>> BEGIN DATA SEGMENT

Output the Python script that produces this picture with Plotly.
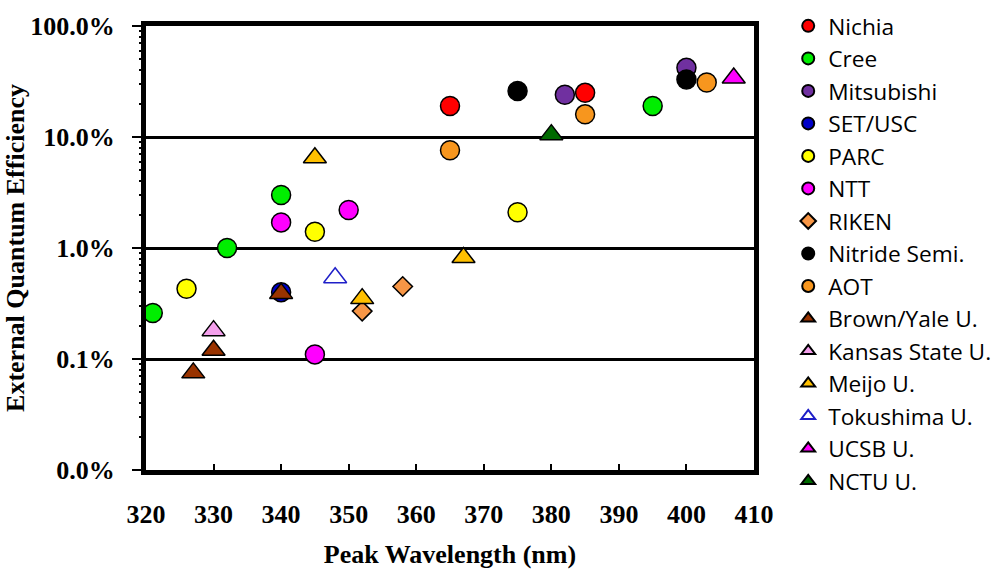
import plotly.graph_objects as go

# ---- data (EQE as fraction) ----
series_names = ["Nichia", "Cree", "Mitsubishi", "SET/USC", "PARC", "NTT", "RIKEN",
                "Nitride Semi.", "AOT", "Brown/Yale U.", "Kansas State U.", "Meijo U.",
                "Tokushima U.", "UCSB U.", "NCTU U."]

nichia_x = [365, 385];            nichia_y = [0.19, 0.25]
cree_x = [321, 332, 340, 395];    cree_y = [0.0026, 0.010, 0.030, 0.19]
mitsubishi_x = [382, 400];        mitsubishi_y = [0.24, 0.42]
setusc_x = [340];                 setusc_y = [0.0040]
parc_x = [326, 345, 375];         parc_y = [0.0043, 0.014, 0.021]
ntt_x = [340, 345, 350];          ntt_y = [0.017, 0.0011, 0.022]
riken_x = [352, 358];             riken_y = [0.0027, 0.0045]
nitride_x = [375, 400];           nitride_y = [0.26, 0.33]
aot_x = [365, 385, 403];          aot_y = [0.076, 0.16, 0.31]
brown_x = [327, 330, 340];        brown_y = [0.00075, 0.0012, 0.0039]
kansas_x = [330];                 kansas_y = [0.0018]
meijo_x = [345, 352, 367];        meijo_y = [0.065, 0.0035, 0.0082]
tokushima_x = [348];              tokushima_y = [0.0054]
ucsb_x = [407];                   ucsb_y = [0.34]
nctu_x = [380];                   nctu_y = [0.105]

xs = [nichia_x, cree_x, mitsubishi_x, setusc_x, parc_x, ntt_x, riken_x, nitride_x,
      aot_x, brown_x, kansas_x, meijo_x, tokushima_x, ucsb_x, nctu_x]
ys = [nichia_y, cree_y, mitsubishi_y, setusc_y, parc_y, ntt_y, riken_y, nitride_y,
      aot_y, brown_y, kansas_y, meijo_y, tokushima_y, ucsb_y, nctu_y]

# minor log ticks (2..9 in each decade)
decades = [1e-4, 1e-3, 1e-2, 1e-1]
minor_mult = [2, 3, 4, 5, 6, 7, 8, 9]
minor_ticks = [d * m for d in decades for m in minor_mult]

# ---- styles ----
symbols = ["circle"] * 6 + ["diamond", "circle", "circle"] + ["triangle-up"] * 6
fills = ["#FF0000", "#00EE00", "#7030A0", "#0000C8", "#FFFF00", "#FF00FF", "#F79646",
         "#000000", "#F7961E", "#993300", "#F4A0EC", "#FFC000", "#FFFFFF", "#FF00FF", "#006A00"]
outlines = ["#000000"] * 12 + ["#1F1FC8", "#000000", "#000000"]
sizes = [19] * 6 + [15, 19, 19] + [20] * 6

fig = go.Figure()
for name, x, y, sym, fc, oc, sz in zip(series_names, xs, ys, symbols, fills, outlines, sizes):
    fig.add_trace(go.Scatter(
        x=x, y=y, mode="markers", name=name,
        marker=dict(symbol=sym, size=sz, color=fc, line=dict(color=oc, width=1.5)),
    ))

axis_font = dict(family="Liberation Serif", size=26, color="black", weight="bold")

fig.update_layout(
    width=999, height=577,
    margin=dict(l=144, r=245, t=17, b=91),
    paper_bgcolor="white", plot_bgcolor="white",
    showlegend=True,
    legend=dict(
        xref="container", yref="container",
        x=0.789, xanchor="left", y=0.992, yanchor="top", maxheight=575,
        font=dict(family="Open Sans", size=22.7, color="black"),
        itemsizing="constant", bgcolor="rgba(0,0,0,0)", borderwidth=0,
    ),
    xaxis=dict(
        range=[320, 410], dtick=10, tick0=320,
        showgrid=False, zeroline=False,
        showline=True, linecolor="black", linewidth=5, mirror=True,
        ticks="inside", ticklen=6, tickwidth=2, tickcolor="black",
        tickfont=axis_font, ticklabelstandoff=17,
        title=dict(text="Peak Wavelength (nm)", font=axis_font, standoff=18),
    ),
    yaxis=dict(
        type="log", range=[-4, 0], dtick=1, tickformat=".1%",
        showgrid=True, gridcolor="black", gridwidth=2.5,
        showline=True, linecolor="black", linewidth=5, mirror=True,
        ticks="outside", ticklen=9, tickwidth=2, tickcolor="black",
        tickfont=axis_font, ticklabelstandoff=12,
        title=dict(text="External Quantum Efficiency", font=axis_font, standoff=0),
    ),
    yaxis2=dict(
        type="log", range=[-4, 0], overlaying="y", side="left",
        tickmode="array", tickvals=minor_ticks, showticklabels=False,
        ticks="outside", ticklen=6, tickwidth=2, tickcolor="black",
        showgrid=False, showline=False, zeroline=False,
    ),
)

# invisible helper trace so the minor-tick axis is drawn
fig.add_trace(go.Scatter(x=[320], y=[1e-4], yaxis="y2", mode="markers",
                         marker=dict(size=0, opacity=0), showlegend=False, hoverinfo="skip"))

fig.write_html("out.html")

>> END DATA SEGMENT

* _EXERCISE BRIEF_:
The lines from the start of the data through the line that contains "sizes = [19] * 6 + [15, 19, 19] + [20] * 6" are to be returned exactly, please, with both ends included and every picture left out.

* _ANSWER TO THIS EXERCISE_:
Output the Python script that produces this picture with Plotly.
import plotly.graph_objects as go

# ---- data (EQE as fraction) ----
series_names = ["Nichia", "Cree", "Mitsubishi", "SET/USC", "PARC", "NTT", "RIKEN",
                "Nitride Semi.", "AOT", "Brown/Yale U.", "Kansas State U.", "Meijo U.",
                "Tokushima U.", "UCSB U.", "NCTU U."]

nichia_x = [365, 385];            nichia_y = [0.19, 0.25]
cree_x = [321, 332, 340, 395];    cree_y = [0.0026, 0.010, 0.030, 0.19]
mitsubishi_x = [382, 400];        mitsubishi_y = [0.24, 0.42]
setusc_x = [340];                 setusc_y = [0.0040]
parc_x = [326, 345, 375];         parc_y = [0.0043, 0.014, 0.021]
ntt_x = [340, 345, 350];          ntt_y = [0.017, 0.0011, 0.022]
riken_x = [352, 358];             riken_y = [0.0027, 0.0045]
nitride_x = [375, 400];           nitride_y = [0.26, 0.33]
aot_x = [365, 385, 403];          aot_y = [0.076, 0.16, 0.31]
brown_x = [327, 330, 340];        brown_y = [0.00075, 0.0012, 0.0039]
kansas_x = [330];                 kansas_y = [0.0018]
meijo_x = [345, 352, 367];        meijo_y = [0.065, 0.0035, 0.0082]
tokushima_x = [348];              tokushima_y = [0.0054]
ucsb_x = [407];                   ucsb_y = [0.34]
nctu_x = [380];                   nctu_y = [0.105]

xs = [nichia_x, cree_x, mitsubishi_x, setusc_x, parc_x, ntt_x, riken_x, nitride_x,
      aot_x, brown_x, kansas_x, meijo_x, tokushima_x, ucsb_x, nctu_x]
ys = [nichia_y, cree_y, mitsubishi_y, setusc_y, parc_y, ntt_y, riken_y, nitride_y,
      aot_y, brown_y, kansas_y, meijo_y, tokushima_y, ucsb_y, nctu_y]

# minor log ticks (2..9 in each decade)
decades = [1e-4, 1e-3, 1e-2, 1e-1]
minor_mult = [2, 3, 4, 5, 6, 7, 8, 9]
minor_ticks = [d * m for d in decades for m in minor_mult]

# ---- styles ----
symbols = ["circle"] * 6 + ["diamond", "circle", "circle"] + ["triangle-up"] * 6
fills = ["#FF0000", "#00EE00", "#7030A0", "#0000C8", "#FFFF00", "#FF00FF", "#F79646",
         "#000000", "#F7961E", "#993300", "#F4A0EC", "#FFC000", "#FFFFFF", "#FF00FF", "#006A00"]
outlines = ["#000000"] * 12 + ["#1F1FC8", "#000000", "#000000"]
sizes = [19] * 6 + [15, 19, 19] + [20] * 6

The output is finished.